↓

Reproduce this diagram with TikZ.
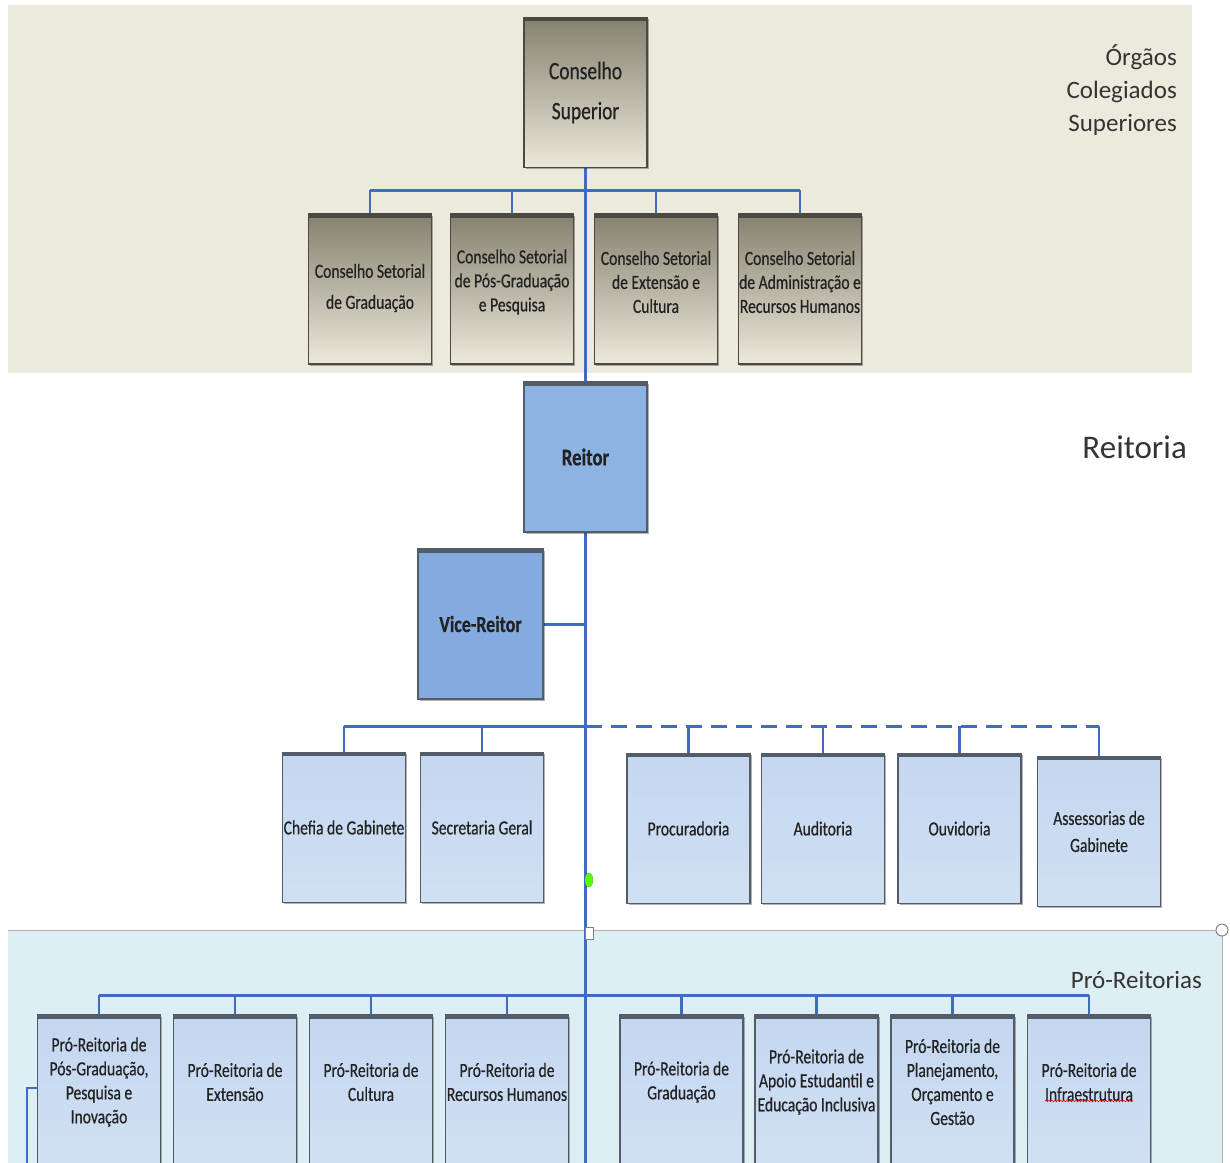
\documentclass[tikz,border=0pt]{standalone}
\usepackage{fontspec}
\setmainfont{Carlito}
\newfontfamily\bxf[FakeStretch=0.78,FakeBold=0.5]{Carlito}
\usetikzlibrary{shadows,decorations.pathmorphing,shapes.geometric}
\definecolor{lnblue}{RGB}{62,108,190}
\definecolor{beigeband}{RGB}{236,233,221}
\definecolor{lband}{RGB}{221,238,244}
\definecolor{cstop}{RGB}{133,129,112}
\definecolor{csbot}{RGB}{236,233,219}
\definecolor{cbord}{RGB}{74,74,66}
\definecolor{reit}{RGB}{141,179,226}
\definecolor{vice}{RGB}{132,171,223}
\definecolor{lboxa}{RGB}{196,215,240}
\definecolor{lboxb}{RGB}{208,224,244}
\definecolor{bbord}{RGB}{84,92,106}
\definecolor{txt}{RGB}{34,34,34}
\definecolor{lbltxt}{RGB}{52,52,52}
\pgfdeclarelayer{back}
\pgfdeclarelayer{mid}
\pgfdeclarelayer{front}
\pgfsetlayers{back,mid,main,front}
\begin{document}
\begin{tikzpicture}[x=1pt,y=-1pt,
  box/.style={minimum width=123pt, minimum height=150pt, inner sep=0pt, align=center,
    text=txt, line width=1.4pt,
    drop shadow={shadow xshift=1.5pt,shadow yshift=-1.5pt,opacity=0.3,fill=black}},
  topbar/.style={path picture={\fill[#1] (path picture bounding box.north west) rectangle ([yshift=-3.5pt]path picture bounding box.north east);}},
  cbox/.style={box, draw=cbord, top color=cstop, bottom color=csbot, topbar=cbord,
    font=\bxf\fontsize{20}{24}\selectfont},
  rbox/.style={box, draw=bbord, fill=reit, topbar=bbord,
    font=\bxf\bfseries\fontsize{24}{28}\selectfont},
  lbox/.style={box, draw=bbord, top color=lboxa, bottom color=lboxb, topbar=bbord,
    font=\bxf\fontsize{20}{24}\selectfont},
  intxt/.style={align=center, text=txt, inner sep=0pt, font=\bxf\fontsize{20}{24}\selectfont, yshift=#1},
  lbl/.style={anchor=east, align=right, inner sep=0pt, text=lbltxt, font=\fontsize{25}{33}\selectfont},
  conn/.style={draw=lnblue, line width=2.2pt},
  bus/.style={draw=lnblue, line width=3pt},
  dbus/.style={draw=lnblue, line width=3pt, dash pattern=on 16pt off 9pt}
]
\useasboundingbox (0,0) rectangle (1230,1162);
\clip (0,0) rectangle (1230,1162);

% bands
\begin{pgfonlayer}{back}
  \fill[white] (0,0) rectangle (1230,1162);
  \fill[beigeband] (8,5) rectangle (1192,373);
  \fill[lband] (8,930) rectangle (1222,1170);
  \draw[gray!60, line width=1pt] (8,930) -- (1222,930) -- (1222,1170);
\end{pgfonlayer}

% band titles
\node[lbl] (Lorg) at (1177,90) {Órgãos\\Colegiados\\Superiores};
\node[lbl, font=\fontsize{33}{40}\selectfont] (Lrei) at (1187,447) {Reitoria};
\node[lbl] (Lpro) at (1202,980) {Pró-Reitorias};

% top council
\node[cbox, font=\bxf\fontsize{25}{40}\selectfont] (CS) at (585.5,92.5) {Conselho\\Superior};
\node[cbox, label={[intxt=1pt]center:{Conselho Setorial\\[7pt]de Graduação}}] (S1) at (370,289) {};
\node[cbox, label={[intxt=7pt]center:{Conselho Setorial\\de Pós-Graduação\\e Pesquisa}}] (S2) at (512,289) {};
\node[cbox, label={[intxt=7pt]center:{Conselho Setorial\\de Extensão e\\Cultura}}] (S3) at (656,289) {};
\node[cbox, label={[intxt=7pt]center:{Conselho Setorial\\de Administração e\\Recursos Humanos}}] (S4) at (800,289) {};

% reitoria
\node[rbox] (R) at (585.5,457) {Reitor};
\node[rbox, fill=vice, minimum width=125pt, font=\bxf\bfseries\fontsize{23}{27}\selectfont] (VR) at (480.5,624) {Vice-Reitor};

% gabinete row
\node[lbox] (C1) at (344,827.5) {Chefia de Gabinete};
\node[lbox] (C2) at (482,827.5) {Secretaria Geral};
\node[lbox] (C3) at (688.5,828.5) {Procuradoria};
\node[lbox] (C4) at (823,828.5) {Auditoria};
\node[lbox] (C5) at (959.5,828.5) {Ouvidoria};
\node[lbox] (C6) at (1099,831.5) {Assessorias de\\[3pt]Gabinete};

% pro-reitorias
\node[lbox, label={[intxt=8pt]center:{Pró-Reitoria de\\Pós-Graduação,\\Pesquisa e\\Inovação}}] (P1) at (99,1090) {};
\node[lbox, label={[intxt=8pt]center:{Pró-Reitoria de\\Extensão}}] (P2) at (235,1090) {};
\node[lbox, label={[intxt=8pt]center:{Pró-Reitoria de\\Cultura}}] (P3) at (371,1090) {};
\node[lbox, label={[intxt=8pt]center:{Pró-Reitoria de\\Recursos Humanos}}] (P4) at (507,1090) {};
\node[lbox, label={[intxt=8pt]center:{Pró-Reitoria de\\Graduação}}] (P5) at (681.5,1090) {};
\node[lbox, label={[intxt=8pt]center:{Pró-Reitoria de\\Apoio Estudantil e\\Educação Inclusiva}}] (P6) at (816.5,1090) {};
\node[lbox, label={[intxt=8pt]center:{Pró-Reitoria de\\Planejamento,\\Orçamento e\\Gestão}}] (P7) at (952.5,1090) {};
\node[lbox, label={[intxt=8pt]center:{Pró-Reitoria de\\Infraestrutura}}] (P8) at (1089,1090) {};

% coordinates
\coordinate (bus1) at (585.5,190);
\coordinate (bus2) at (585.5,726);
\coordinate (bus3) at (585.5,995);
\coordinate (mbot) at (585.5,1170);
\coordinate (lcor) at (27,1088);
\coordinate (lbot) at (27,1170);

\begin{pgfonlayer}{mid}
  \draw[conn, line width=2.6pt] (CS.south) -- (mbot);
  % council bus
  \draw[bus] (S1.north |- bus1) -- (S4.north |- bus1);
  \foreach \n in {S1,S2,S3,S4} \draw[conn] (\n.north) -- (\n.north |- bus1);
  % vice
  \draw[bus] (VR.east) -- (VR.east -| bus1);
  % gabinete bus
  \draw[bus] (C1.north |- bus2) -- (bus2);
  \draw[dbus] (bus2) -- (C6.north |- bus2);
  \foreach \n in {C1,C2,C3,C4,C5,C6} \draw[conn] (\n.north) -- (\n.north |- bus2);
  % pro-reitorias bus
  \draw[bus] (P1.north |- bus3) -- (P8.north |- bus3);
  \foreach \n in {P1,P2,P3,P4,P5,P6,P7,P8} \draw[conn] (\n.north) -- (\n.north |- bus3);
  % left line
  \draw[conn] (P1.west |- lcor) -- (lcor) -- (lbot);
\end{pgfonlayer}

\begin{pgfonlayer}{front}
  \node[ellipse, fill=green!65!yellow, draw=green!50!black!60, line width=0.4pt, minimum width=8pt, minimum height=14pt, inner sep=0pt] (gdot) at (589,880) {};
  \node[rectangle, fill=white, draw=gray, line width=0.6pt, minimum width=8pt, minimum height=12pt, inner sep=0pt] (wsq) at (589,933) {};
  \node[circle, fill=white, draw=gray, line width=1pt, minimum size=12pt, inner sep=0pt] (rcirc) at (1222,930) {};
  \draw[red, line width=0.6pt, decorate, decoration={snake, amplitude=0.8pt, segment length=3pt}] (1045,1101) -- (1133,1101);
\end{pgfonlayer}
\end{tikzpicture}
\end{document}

↑

Problem statement: Reproduce the listing exactly. Leave its pictures out.

Expected answer:
Reproduce this diagram with TikZ.
\documentclass[tikz,border=0pt]{standalone}
\usepackage{fontspec}
\setmainfont{Carlito}
\newfontfamily\bxf[FakeStretch=0.78,FakeBold=0.5]{Carlito}
\usetikzlibrary{shadows,decorations.pathmorphing,shapes.geometric}
\definecolor{lnblue}{RGB}{62,108,190}
\definecolor{beigeband}{RGB}{236,233,221}
\definecolor{lband}{RGB}{221,238,244}
\definecolor{cstop}{RGB}{133,129,112}
\definecolor{csbot}{RGB}{236,233,219}
\definecolor{cbord}{RGB}{74,74,66}
\definecolor{reit}{RGB}{141,179,226}
\definecolor{vice}{RGB}{132,171,223}
\definecolor{lboxa}{RGB}{196,215,240}
\definecolor{lboxb}{RGB}{208,224,244}
\definecolor{bbord}{RGB}{84,92,106}
\definecolor{txt}{RGB}{34,34,34}
\definecolor{lbltxt}{RGB}{52,52,52}
\pgfdeclarelayer{back}
\pgfdeclarelayer{mid}
\pgfdeclarelayer{front}
\pgfsetlayers{back,mid,main,front}
\begin{document}
\begin{tikzpicture}[x=1pt,y=-1pt,
  box/.style={minimum width=123pt, minimum height=150pt, inner sep=0pt, align=center,
    text=txt, line width=1.4pt,
    drop shadow={shadow xshift=1.5pt,shadow yshift=-1.5pt,opacity=0.3,fill=black}},
  topbar/.style={path picture={\fill[#1] (path picture bounding box.north west) rectangle ([yshift=-3.5pt]path picture bounding box.north east);}},
  cbox/.style={box, draw=cbord, top color=cstop, bottom color=csbot, topbar=cbord,
    font=\bxf\fontsize{20}{24}\selectfont},
  rbox/.style={box, draw=bbord, fill=reit, topbar=bbord,
    font=\bxf\bfseries\fontsize{24}{28}\selectfont},
  lbox/.style={box, draw=bbord, top color=lboxa, bottom color=lboxb, topbar=bbord,
    font=\bxf\fontsize{20}{24}\selectfont},
  intxt/.style={align=center, text=txt, inner sep=0pt, font=\bxf\fontsize{20}{24}\selectfont, yshift=#1},
  lbl/.style={anchor=east, align=right, inner sep=0pt, text=lbltxt, font=\fontsize{25}{33}\selectfont},
  conn/.style={draw=lnblue, line width=2.2pt},
  bus/.style={draw=lnblue, line width=3pt},
  dbus/.style={draw=lnblue, line width=3pt, dash pattern=on 16pt off 9pt}
]
\useasboundingbox (0,0) rectangle (1230,1162);
\clip (0,0) rectangle (1230,1162);

% bands
\begin{pgfonlayer}{back}
  \fill[white] (0,0) rectangle (1230,1162);
  \fill[beigeband] (8,5) rectangle (1192,373);
  \fill[lband] (8,930) rectangle (1222,1170);
  \draw[gray!60, line width=1pt] (8,930) -- (1222,930) -- (1222,1170);
\end{pgfonlayer}

% band titles
\node[lbl] (Lorg) at (1177,90) {Órgãos\\Colegiados\\Superiores};
\node[lbl, font=\fontsize{33}{40}\selectfont] (Lrei) at (1187,447) {Reitoria};
\node[lbl] (Lpro) at (1202,980) {Pró-Reitorias};

% top council
\node[cbox, font=\bxf\fontsize{25}{40}\selectfont] (CS) at (585.5,92.5) {Conselho\\Superior};
\node[cbox, label={[intxt=1pt]center:{Conselho Setorial\\[7pt]de Graduação}}] (S1) at (370,289) {};
\node[cbox, label={[intxt=7pt]center:{Conselho Setorial\\de Pós-Graduação\\e Pesquisa}}] (S2) at (512,289) {};
\node[cbox, label={[intxt=7pt]center:{Conselho Setorial\\de Extensão e\\Cultura}}] (S3) at (656,289) {};
\node[cbox, label={[intxt=7pt]center:{Conselho Setorial\\de Administração e\\Recursos Humanos}}] (S4) at (800,289) {};

% reitoria
\node[rbox] (R) at (585.5,457) {Reitor};
\node[rbox, fill=vice, minimum width=125pt, font=\bxf\bfseries\fontsize{23}{27}\selectfont] (VR) at (480.5,624) {Vice-Reitor};

% gabinete row
\node[lbox] (C1) at (344,827.5) {Chefia de Gabinete};
\node[lbox] (C2) at (482,827.5) {Secretaria Geral};
\node[lbox] (C3) at (688.5,828.5) {Procuradoria};
\node[lbox] (C4) at (823,828.5) {Auditoria};
\node[lbox] (C5) at (959.5,828.5) {Ouvidoria};
\node[lbox] (C6) at (1099,831.5) {Assessorias de\\[3pt]Gabinete};

% pro-reitorias
\node[lbox, label={[intxt=8pt]center:{Pró-Reitoria de\\Pós-Graduação,\\Pesquisa e\\Inovação}}] (P1) at (99,1090) {};
\node[lbox, label={[intxt=8pt]center:{Pró-Reitoria de\\Extensão}}] (P2) at (235,1090) {};
\node[lbox, label={[intxt=8pt]center:{Pró-Reitoria de\\Cultura}}] (P3) at (371,1090) {};
\node[lbox, label={[intxt=8pt]center:{Pró-Reitoria de\\Recursos Humanos}}] (P4) at (507,1090) {};
\node[lbox, label={[intxt=8pt]center:{Pró-Reitoria de\\Graduação}}] (P5) at (681.5,1090) {};
\node[lbox, label={[intxt=8pt]center:{Pró-Reitoria de\\Apoio Estudantil e\\Educação Inclusiva}}] (P6) at (816.5,1090) {};
\node[lbox, label={[intxt=8pt]center:{Pró-Reitoria de\\Planejamento,\\Orçamento e\\Gestão}}] (P7) at (952.5,1090) {};
\node[lbox, label={[intxt=8pt]center:{Pró-Reitoria de\\Infraestrutura}}] (P8) at (1089,1090) {};

% coordinates
\coordinate (bus1) at (585.5,190);
\coordinate (bus2) at (585.5,726);
\coordinate (bus3) at (585.5,995);
\coordinate (mbot) at (585.5,1170);
\coordinate (lcor) at (27,1088);
\coordinate (lbot) at (27,1170);

\begin{pgfonlayer}{mid}
  \draw[conn, line width=2.6pt] (CS.south) -- (mbot);
  % council bus
  \draw[bus] (S1.north |- bus1) -- (S4.north |- bus1);
  \foreach \n in {S1,S2,S3,S4} \draw[conn] (\n.north) -- (\n.north |- bus1);
  % vice
  \draw[bus] (VR.east) -- (VR.east -| bus1);
  % gabinete bus
  \draw[bus] (C1.north |- bus2) -- (bus2);
  \draw[dbus] (bus2) -- (C6.north |- bus2);
  \foreach \n in {C1,C2,C3,C4,C5,C6} \draw[conn] (\n.north) -- (\n.north |- bus2);
  % pro-reitorias bus
  \draw[bus] (P1.north |- bus3) -- (P8.north |- bus3);
  \foreach \n in {P1,P2,P3,P4,P5,P6,P7,P8} \draw[conn] (\n.north) -- (\n.north |- bus3);
  % left line
  \draw[conn] (P1.west |- lcor) -- (lcor) -- (lbot);
\end{pgfonlayer}

\begin{pgfonlayer}{front}
  \node[ellipse, fill=green!65!yellow, draw=green!50!black!60, line width=0.4pt, minimum width=8pt, minimum height=14pt, inner sep=0pt] (gdot) at (589,880) {};
  \node[rectangle, fill=white, draw=gray, line width=0.6pt, minimum width=8pt, minimum height=12pt, inner sep=0pt] (wsq) at (589,933) {};
  \node[circle, fill=white, draw=gray, line width=1pt, minimum size=12pt, inner sep=0pt] (rcirc) at (1222,930) {};
  \draw[red, line width=0.6pt, decorate, decoration={snake, amplitude=0.8pt, segment length=3pt}] (1045,1101) -- (1133,1101);
\end{pgfonlayer}
\end{tikzpicture}
\end{document}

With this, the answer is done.